If devices do not have applicable patches, and cannot leverage other means of securing configuration, then the next best effort involves segmenting the network. Devices should be grouped into subsystems according to their functions and prioritized by risk. Connections across subsystems should be monitored closely, especially internet connections. Segmenting a network can prevent unauthorized access, reduce cyber attacks, and help minimize disruptions by allowing devices to only communicate with the assets that are required to maintain functionality.

Deploying intrusion detection and prevention systems can also help monitor network traffic, detect suspicious activities, and block unauthorized access attempts. Encryption should be used to secure data transmitted between assets.

A common mistake is relying on default device and system credentials. Ensuring these are updated soon after installation can prevent unnecessary risks. Secure authentication and access control mechanisms should also be implemented to prevent unauthorized access.

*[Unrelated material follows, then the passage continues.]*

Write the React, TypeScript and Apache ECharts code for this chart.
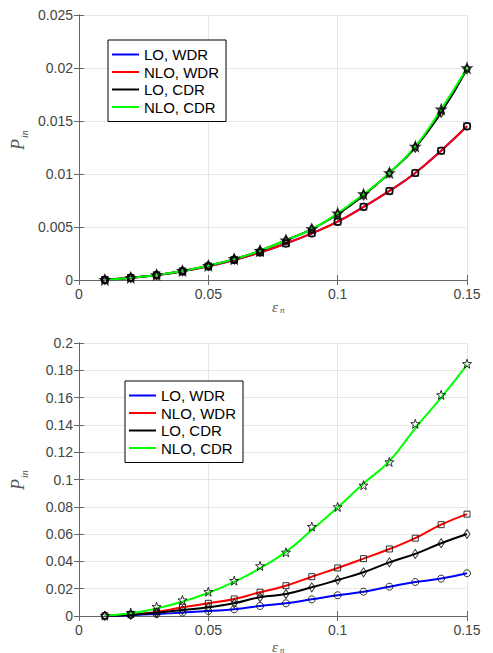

Lastly, IT and OT should work collaboratively together to address BMS cybersecurity risks. The traditional barriers that exist between IT and OT teams only hamper success. Organizations should plan, execute, and invest in information-sharing platforms.

BN: Are there any industry standards or guidelines to follow for securing building management systems?

MW: Yes, these include:

  • The ISA/IEC 62443 standard offers a framework for implementing cybersecurity in industrial automation and control systems, including building management systems.
  • The NIST Cybersecurity Framework developed by the National Institute of Standards and Technology (NIST) provides guidelines for improving cybersecurity risk management across various industries, including building automation.
  • The BACnet Secure Connect (BACnet/SC) protocol is specifically designed to enhance cybersecurity in Building Automation and Control Networks (BACnet).
  • The ASHRAE Guideline 13 focuses on managing the cybersecurity of building automation and control systems throughout their lifecycle.

Adhering to these standards and guidelines can help organizations establish effective BMS cybersecurity measures.